Magic and the Tooth Fairy

Magic and the Tooth Fairy

Karen Prive

I simply wouldn’t believe in St. Nick, but I was completely on board for the tooth fairy. I even thought I’d seen her. She wore a pink tutu and carried a sparkly wand.

Like somehow, a jolly fellow delivering presents to kids made less sense than a fairy paying for your unwanted teeth. I guess I figured at least there was something in it for her, even if I couldn’t figure out why she’d want teeth.

I received $5 for my first lost tooth, which was not only a lot of money in the mid-70s, but it was all in DIMES.

I had a quirky thing for 10-cent coins. My grandfather was a coin collector and had given me a small mechanical device that banks used to counted dimes, and it was one of my most beloved possessions. I would insert one coin at a time, and a spring would move it up the cylinder until I had the full fifty for a $5 roll. I was fascinated.

(When I was a bit older I was assigned to write a story about an inanimate object – of course I wrote about the life of a dime.)

It was absolute magic to me that the tooth fairy knew how much I loved dimes.

It took some of the sting out of how I’d lost that tooth, too. Sure, it was loose, but let’s just say that my mouth had some encouragement to shed that tooth that day. My father had a say in the matter.

It all depends on my mood what part of the memory I first recall. Today it was the dimes – I was thinking about tomorrow being National Tooth Fairy Day, and how giddy I’d been at the discovery of a baggie full of dimes under my pillow. I needed magic in my life. I needed to believe in something good. I needed her sparkly magic wand and her full-toothed smile.

The tooth fairy loved me.

One of the strangest parts about being a survivor of childhood abuse is that I have these memories of being happy. It’s not like every single moment was miserable. There are times when I was laughing and twirling around with joy.

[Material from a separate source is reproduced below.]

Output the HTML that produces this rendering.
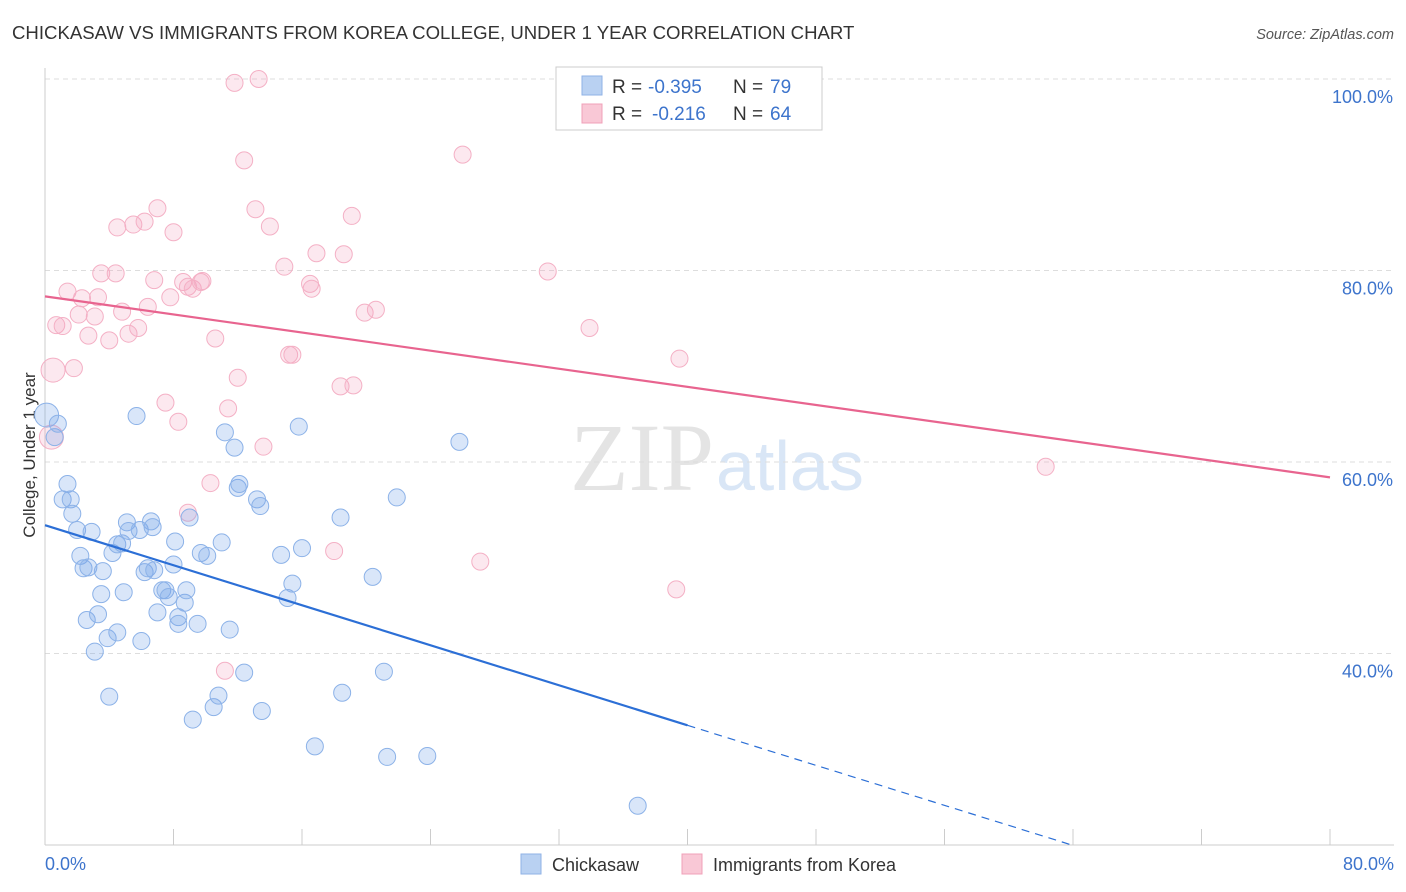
<!DOCTYPE html>
<html><head><meta charset="utf-8"><style>
body{margin:0;background:#fff;font-family:"Liberation Sans",sans-serif;}
</style></head><body>
<svg id="chart" width="1406" height="892" xmlns="http://www.w3.org/2000/svg" style="display:block">
<text x="12" y="39" font-size="18.6" fill="#333">CHICKASAW VS IMMIGRANTS FROM KOREA COLLEGE, UNDER 1 YEAR CORRELATION CHART</text>
<text x="1394" y="39" font-size="14.5" fill="#555" font-style="italic" text-anchor="end">Source: ZipAtlas.com</text>
<text x="714" y="490" font-size="96" fill="#e4e4e4" text-anchor="end" font-family="Liberation Serif,serif">ZIP</text>
<text x="716" y="490" font-size="70" fill="#d9e6f6">atlas</text>
<text x="35" y="455" font-size="17" fill="#333" text-anchor="middle" transform="rotate(-90 35 455)">College, Under 1 year</text>
<g id="grid"></g><g id="pts"></g><g id="lines"></g>
<g>
<rect x="556" y="67" width="266" height="63" fill="#fff" stroke="#ccc"/>
<rect x="582" y="76" width="20" height="19" fill="#b9d1f2" stroke="#8fb2e6"/>
<rect x="582" y="104" width="20" height="19" fill="#f9c8d6" stroke="#f0a0b8"/>
<text x="612" y="93" font-size="19" fill="#333">R =</text>
<text x="648" y="93" font-size="19" fill="#3d74cc">-0.395</text>
<text x="733" y="93" font-size="19" fill="#333">N =</text>
<text x="770" y="93" font-size="19" fill="#3d74cc">79</text>
<text x="612" y="120" font-size="19" fill="#333">R =</text>
<text x="652" y="120" font-size="19" fill="#3d74cc">-0.216</text>
<text x="733" y="120" font-size="19" fill="#333">N =</text>
<text x="770" y="120" font-size="19" fill="#3d74cc">64</text>
</g>
<g>
<rect x="521" y="854" width="20" height="20" fill="#b9d1f2" stroke="#8fb2e6"/>
<text x="552" y="871" font-size="18" fill="#333">Chickasaw</text>
<rect x="682" y="854" width="20" height="20" fill="#f9c8d6" stroke="#f0a0b8"/>
<text x="713" y="871" font-size="18" fill="#333">Immigrants from Korea</text>
</g>
</svg>
<script>
const yTicks=[100,80,60,40];
const xTickLabels=["0.0%","80.0%"];
const blueX=[0.1,0.6,0.8,1.1,1.4,1.6,1.7,2.0,2.2,2.4,2.7,2.9,2.6,3.1,3.3,3.5,3.6,3.9,4.0,4.2,4.5,4.5,4.8,4.9,5.1,5.2,5.7,5.9,6.0,6.2,6.4,6.6,6.7,6.8,7.0,7.3,7.5,7.7,8.0,8.1,8.3,8.3,8.7,8.8,9.0,9.2,9.5,9.7,10.1,10.5,10.8,11.0,11.2,11.5,11.8,12.0,12.1,12.4,13.2,13.4,13.5,14.7,15.1,15.4,15.8,16.0,16.8,18.4,18.5,20.4,21.1,21.3,21.9,23.8,25.8,36.9];
const blueY=[64.9,62.6,64.0,56.1,57.7,56.1,54.6,52.9,50.2,48.9,49.0,52.7,43.5,40.2,44.1,46.2,48.6,41.6,35.5,50.5,42.2,51.4,51.5,46.4,53.7,52.8,64.8,52.9,41.3,48.5,48.9,53.8,53.2,48.7,44.3,46.6,46.6,45.9,49.3,51.7,43.8,43.1,45.3,46.6,54.2,33.1,43.1,50.5,50.2,34.4,35.6,51.6,63.1,42.5,61.5,57.3,57.7,38.0,56.1,55.4,34.0,50.3,45.8,47.3,63.7,51.0,30.3,54.2,35.9,48.0,38.1,29.2,56.3,29.3,62.1,24.1];
const pinkX=[0.4,0.5,0.7,1.1,1.4,1.8,2.1,2.3,2.7,3.1,3.3,3.5,4.0,4.4,4.5,4.8,5.2,5.5,5.8,6.2,6.4,6.8,7.0,7.5,8.0,7.8,8.3,8.6,8.9,9.2,9.7,9.8,10.3,10.6,11.2,11.4,11.8,12.0,12.4,13.1,13.3,13.6,14.0,14.9,15.2,15.4,16.5,16.6,16.9,18.0,18.4,18.6,19.1,19.2,19.9,20.6,26.0,27.1,31.3,33.9,39.3,39.5,62.3,8.9];
const pinkY=[62.6,69.6,74.3,74.2,77.8,69.8,75.4,77.1,73.2,75.2,77.2,79.7,72.7,79.7,84.5,75.7,73.4,84.8,74.0,85.1,76.2,79.0,86.5,66.2,84.0,77.2,64.2,78.8,78.3,78.1,78.8,78.9,57.8,72.9,38.2,65.6,99.6,68.8,91.5,86.4,100,61.6,84.6,80.4,71.2,71.2,78.6,78.1,81.8,50.7,67.9,81.7,85.7,68.0,75.6,75.9,92.1,49.6,79.9,74.0,46.7,70.8,59.5,54.7];
const blueTrend=[53.4,-0.5225];
const pinkTrend=[77.3,-0.2363];
const NS="http://www.w3.org/2000/svg";
const X=v=>45+v/80*1285, Y=v=>79+(100-v)*9.575;
function mk(t,a,p){const e=document.createElementNS(NS,t);for(const k in a)e.setAttribute(k,a[k]);p.appendChild(e);return e;}
const grid=document.getElementById('grid');
yTicks.forEach(t=>{
 const l=mk('line',{x1:45,x2:1394,y1:Y(t),y2:Y(t),stroke:'#ddd','stroke-dasharray':'5,4'},grid);
 
 
 const tx=mk('text',{x:1393,y:Y(t)+24,'font-size':18,fill:'#3d74cc','text-anchor':'end'},grid);
 tx.textContent=t.toFixed(1)+'%';
 
 
});
const ax=mk('line',{x1:45,x2:45,y1:68,y2:845,stroke:'#ccc'},grid);


const bx=mk('line',{x1:45,x2:1394,y1:845,y2:845,stroke:'#ccc'},grid);


for(let i=0;i<=10;i++){const t=mk('line',{x1:X(i*8),x2:X(i*8),y1:829,y2:845,stroke:'#ccc'},grid);
 
 }
[[0,'start'],[80,'end']].forEach((p,i)=>{const t=mk('text',{x:i?1394:45,y:870,'font-size':18,fill:'#3d74cc','text-anchor':p[1]},grid);t.textContent=xTickLabels[i];
 
 });
const pts=document.getElementById('pts');
function dots(xs,ys,fill,stroke,name){xs.forEach((x,i)=>{const r=(x<0.6&&i<2)?12:8.5;
 const c=mk('circle',{cx:X(x),cy:Y(ys[i]),r:r,fill:fill,stroke:stroke,'stroke-width':1},pts);
 
 });}
dots(pinkX,pinkY,'rgba(244,165,190,0.25)','#f4b0c5','korea-point');
dots(blueX,blueY,'rgba(120,165,235,0.28)','#8cb2e8','chickasaw-point');
const lines=document.getElementById('lines');
const bEnd=(20-blueTrend[0])/blueTrend[1];
const b1=mk('line',{x1:X(0),y1:Y(blueTrend[0]),x2:X(40),y2:Y(blueTrend[0]+blueTrend[1]*40),stroke:'#2c6fd6','stroke-width':2.2},lines);


const b2=mk('line',{x1:X(40),y1:Y(blueTrend[0]+blueTrend[1]*40),x2:X(bEnd),y2:Y(20),stroke:'#2c6fd6','stroke-width':1.2,'stroke-dasharray':'8,6'},lines);


const p1=mk('line',{x1:X(0),y1:Y(pinkTrend[0]),x2:X(80),y2:Y(pinkTrend[0]+pinkTrend[1]*80),stroke:'#e8648f','stroke-width':2.2},lines);


</script>
</body></html>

How can I fit those memories in with the utter darkness that I also remember?

It is hard not to feel shame when I remember the joy. Like, how could a few coins make me happy when violence was a daily occurrence in my home? It’s like I was only supposed to suffer, and feel guilty that I sometimes didn’t. I’m somehow dishonoring the pain I went through when I remember those times of excitement.

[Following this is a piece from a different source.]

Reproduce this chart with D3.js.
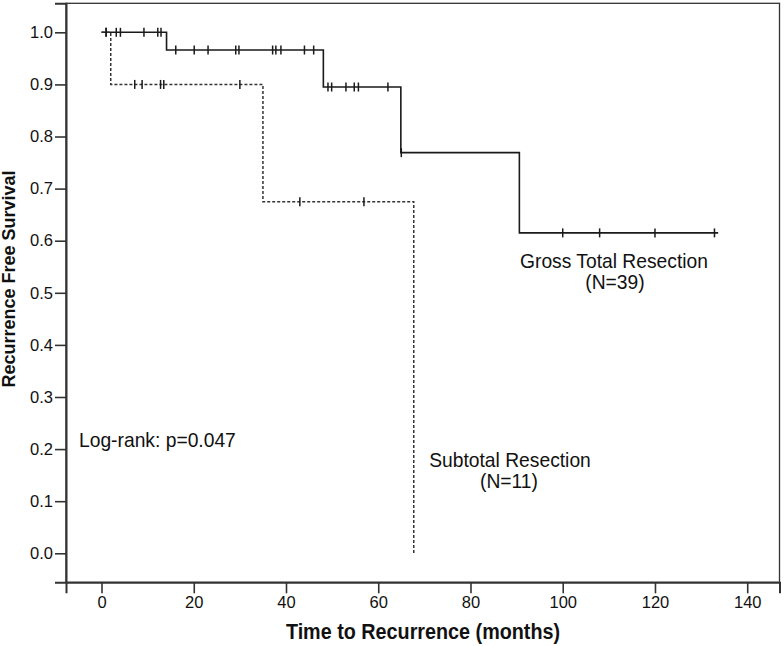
<!DOCTYPE html>
<html><head><meta charset="utf-8">
<script src="https://cdn.jsdelivr.net/npm/d3@7"></script>
<style>body{margin:0;background:#fff}svg{display:block}text{font-family:"Liberation Sans",Arial,sans-serif;fill:#111}</style>
</head><body>
<svg id="c" width="784" height="646"></svg>
<script>
// Kaplan-Meier step data (time in months, survival)
const gtrSteps = [[0,1.0],[14.1,0.966],[48.1,0.895],[64.9,0.769],[90.6,0.615],[133.7,0.615]];
const gtrCensored = [1.0,3.2,4.1,9.2,12.2,12.9,16.1,20.1,23.1,29.1,29.8,37.1,37.8,38.9,44.0,46.0,49.1,49.9,53.0,54.8,55.7,62.1,65.0,100,108,120,132.9];
const strSteps = [[0,1.0],[2.0,0.9],[35.0,0.675],[67.7,0.0]];
const strCensored = [1.0,7.2,8.8,12.8,13.5,30.0,43.0,56.9];
const xTicks = [0,20,40,60,80,100,120,140];
const yTicks = [0,0.1,0.2,0.3,0.4,0.5,0.6,0.7,0.8,0.9,1.0];
const labels = {gtr:["Gross Total Resection","(N=39)"], str:["Subtotal Resection","(N=11)"], logrank:"Log-rank: p=0.047", xTitle:"Time to Recurrence (months)", yTitle:"Recurrence Free Survival"};

const svg = d3.select("#c");
const L=66, T=3.3, R=779.5, B=582.3;
const x = d3.scaleLinear().domain([-7.7,147.0]).range([L,R]);
const y = d3.scaleLinear().domain([-0.0557,1.0557]).range([B,T]);

// frame
svg.append("rect").attr("x",L).attr("y",T).attr("width",R-L).attr("height",B-T)
  .attr("fill","none").attr("stroke","#333").attr("stroke-width",1.3);

const ya = svg.append("g").attr("transform",`translate(${L},0)`)
  .call(d3.axisLeft(y).tickValues(yTicks).tickFormat(d3.format(".1f")).tickSize(11).tickPadding(2));
const xa = svg.append("g").attr("transform",`translate(0,${B})`)
  .call(d3.axisBottom(x).tickValues(xTicks).tickFormat(d3.format("d")).tickSize(11).tickPadding(3));
[ya,xa].forEach(a=>{
  a.select(".domain").attr("stroke","#333").attr("stroke-width",2);
  a.selectAll(".tick line").attr("stroke","#333").attr("stroke-width",1.6);
  a.selectAll(".tick text").attr("font-size",16.5).attr("font-family","'Liberation Sans',Arial,sans-serif").attr("fill","#111");
});

const stepLine = d3.line().x(d=>x(d[0])).y(d=>y(d[1])).curve(d3.curveStepAfter);
function findS(steps,t){let s=steps[0][1];for(const p of steps){if(p[0]<=t)s=p[1];}return s;}

svg.append("path").datum(gtrSteps).attr("d",stepLine).attr("fill","none").attr("stroke","#1a1a1a").attr("stroke-width",1.6);
svg.append("path").datum(strSteps).attr("d",stepLine).attr("fill","none").attr("stroke","#333").attr("stroke-width",1.5).attr("stroke-dasharray","3,2");

function marks(times,steps){
  svg.append("g").selectAll("line").data(times).join("line")
    .attr("x1",d=>x(d)).attr("x2",d=>x(d))
    .attr("y1",d=>y(findS(steps,d))-4.5).attr("y2",d=>y(findS(steps,d))+4.5)
    .attr("stroke","#1a1a1a").attr("stroke-width",1.5);
}
marks(gtrCensored,gtrSteps);
marks(strCensored,strSteps);

// annotations (slightly condensed like the original raster)
const fs=20.5, sx=0.94;
function note(tx,ty,anchor,str){
  svg.append("text").attr("transform",`translate(${tx},${ty}) scale(${sx},1)`)
    .attr("text-anchor",anchor).attr("font-size",fs).text(str);
}
note(614,268,"middle",labels.gtr[0]);
note(615,289,"middle",labels.gtr[1]);
note(510,467,"middle",labels.str[0]);
note(509,488,"middle",labels.str[1]);
note(79,447,"start",labels.logrank);

svg.append("text").attr("transform","translate(423,639) scale(0.92,1)").attr("text-anchor","middle").attr("font-size",21.5).attr("font-weight","bold").text(labels.xTitle);
svg.append("text").attr("transform","translate(15,279) rotate(-90)").attr("text-anchor","middle").attr("font-size",18).attr("font-weight","bold").text(labels.yTitle);
</script>
</body></html>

I don’t have all the answers about this yet – it’s something I’m just starting to process. But there is one thing I do know – that my little girl delighted in many things – in dimes, but also in books, in drawing, in writing stories, making her own word searches, playing basketball, climbing trees, picking blackberries, and eating carrots fresh from the garden. She had so many things she enjoyed, and there’s healing in honoring those memories as well.

Joy is a birthright, for all of us.

One thought on “Magic and the Tooth Fairy

  1. “I’m somehow dishonoring the pain I went through when I remember those times of excitement.” Felt that viscerally! When Rick and I talk of childhoods, I always say mine had a split personality. There were loving, funny, and kind people in my life giving me all the possibilities for healthy development. Then there was the one who couldn’t be pleased. Nothing was ever enough. His misery, which we learned later stemmed from his childhood abuse and PTSD from fighting three wars, was rained down on me. No need to ask which one I focused on. What good was any of it if I couldn’t please him? I repeated this pattern in my relationships and my career. What good was any of it if I couldn’t please the one who had the power? Whose approval I needed the most? Thank God for Twelve Steps and a fellowship of broken people healing together to love me into a space where the love, fun and kindness count more than one man’s misery. There are still days when it all comes up again. It takes a lot of time to heal. But the guilt of remembering the joy over the pain, that is mostly gone.